Goal:
Extract the lines from the first one in the records below through the line containing "from matplotlib.patches import Patch", keeping both ends and leaving out any pictures.

Stored data:
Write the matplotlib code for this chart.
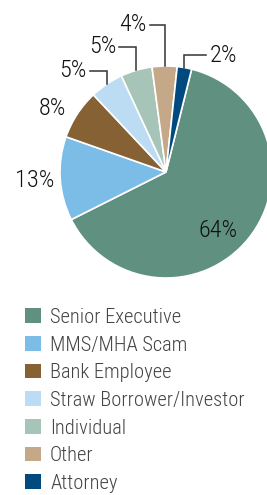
import matplotlib
matplotlib.use("Agg")
import matplotlib.pyplot as plt
import numpy as np
from matplotlib import font_manager
from matplotlib.patches import Patch

categories = ["Senior Executive", "MMS/MHA Scam", "Bank Employee",
              "Straw Borrower/Investor", "Individual", "Other", "Attorney"]
values = [63.7, 12.8, 7.6, 5.1, 4.8, 3.8, 2.2]
colors = ["#5f9080", "#7bbde6", "#866134", "#bcdcf3", "#a7c4b8", "#c4a888", "#004a80"]

fonts = {}
for f in font_manager.fontManager.ttflist:
    fonts.setdefault(f.name, set()).add(f.weight)
candidates = [("Roboto Condensed", 300), ("Roboto Condensed", 400), ("Archivo Narrow", 400),
              ("PT Sans Narrow", 400), ("Liberation Sans Narrow", 400),
              ("Open Sans Condensed", 300), ("Pragati Narrow", 400), ("Liberation Sans", 400)]
FONT, WEIGHT = "DejaVu Sans", 400
for name, wt in candidates:
    if name in fonts and (wt in fonts[name] or wt == 400):
        FONT, WEIGHT = name, (wt if wt in fonts[name] else "normal")
        break
plt.rcParams["font.family"] = [FONT, "DejaVu Sans"]
plt.rcParams["font.weight"] = WEIGHT

W, H = 267, 495
fig = plt.figure(figsize=(W / 100, H / 100), dpi=100)
cx, cy, R = 166, 172, 106
ax = fig.add_axes([(cx - R) / W, (H - cy - R) / H, 2 * R / W, 2 * R / H])
wedges, _ = ax.pie(values, colors=colors, startangle=76, counterclock=False,
                   wedgeprops=dict(edgecolor="white", linewidth=1.2))
ax.set_xlim(-1, 1)
ax.set_ylim(-1, 1)
ax.set_aspect("equal")
ax.axis("off")
for w in wedges:
    w.set_clip_on(False)

labels = [f"{round(v):d}%" for v in values]
mids = [np.deg2rad((w.theta1 + w.theta2) / 2) for w in wedges]

fs = 17.5
lc = "#111111"
ax.text(0.49, -0.55, labels[0], ha="center", va="center", fontsize=fs, color=lc)
ax.text(1.24 * np.cos(mids[1]), 1.24 * np.sin(mids[1]), labels[1], ha="center", va="center", fontsize=fs, color=lc)
ax.text(-1.075, 0.60, labels[2], ha="center", va="center", fontsize=fs, color=lc)

# leader labels: (index, line height, text-side x end, side)
leaders = [(3, 0.953, -0.72, "left"), (4, 1.18, -0.44, "left"),
           (5, 1.387, -0.15, "left"), (6, 1.10, 0.38, "right")]
for i, yh, xe, side in leaders:
    xw = np.cos(mids[i])
    yw = np.sin(mids[i])
    ax.plot([xe, xw, xw], [yh, yh, yw], color="#333333", lw=1.1, clip_on=False,
            solid_joinstyle="miter")
    if side == "left":
        ax.text(xe - 0.03, yh, labels[i], ha="right", va="center", fontsize=fs, color=lc)
    else:
        ax.text(xe + 0.03, yh, labels[i], ha="left", va="center", fontsize=fs, color=lc)

handles = [Patch(facecolor=c, edgecolor="none") for c in colors]
leg = fig.legend(handles, categories, loc="upper left", bbox_to_anchor=(25 / W, 1 - 308 / H),
                 frameon=False, fontsize=14.8, handlelength=0.78, handleheight=0.73,
                 handletextpad=0.44, labelspacing=0.42, borderaxespad=0, borderpad=0)
for t in leg.get_texts():
    t.set_color("#444444")

fig.savefig("out.png", dpi=100)
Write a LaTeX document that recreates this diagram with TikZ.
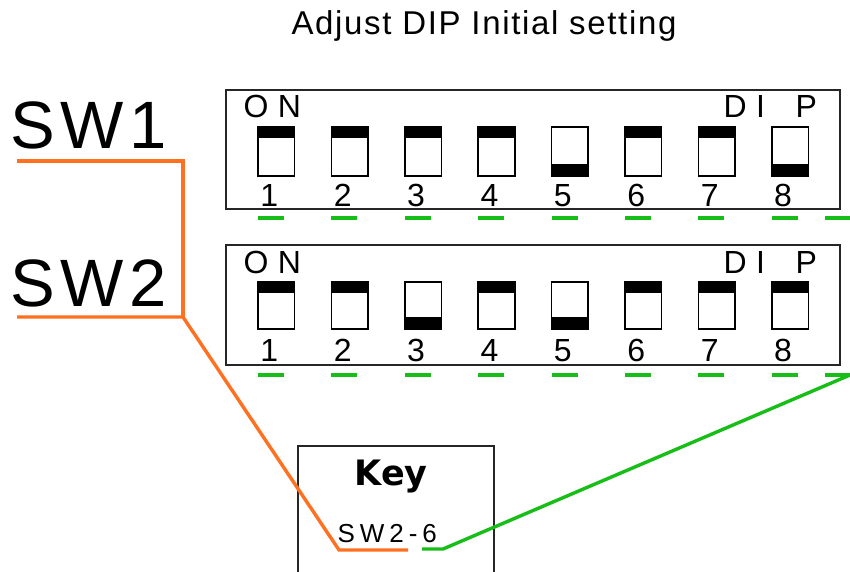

The response:
Write the matplotlib code for this chart.
import matplotlib
matplotlib.use("Agg")
import matplotlib.pyplot as plt
import numpy as np
from matplotlib import font_manager
from matplotlib.patches import Patch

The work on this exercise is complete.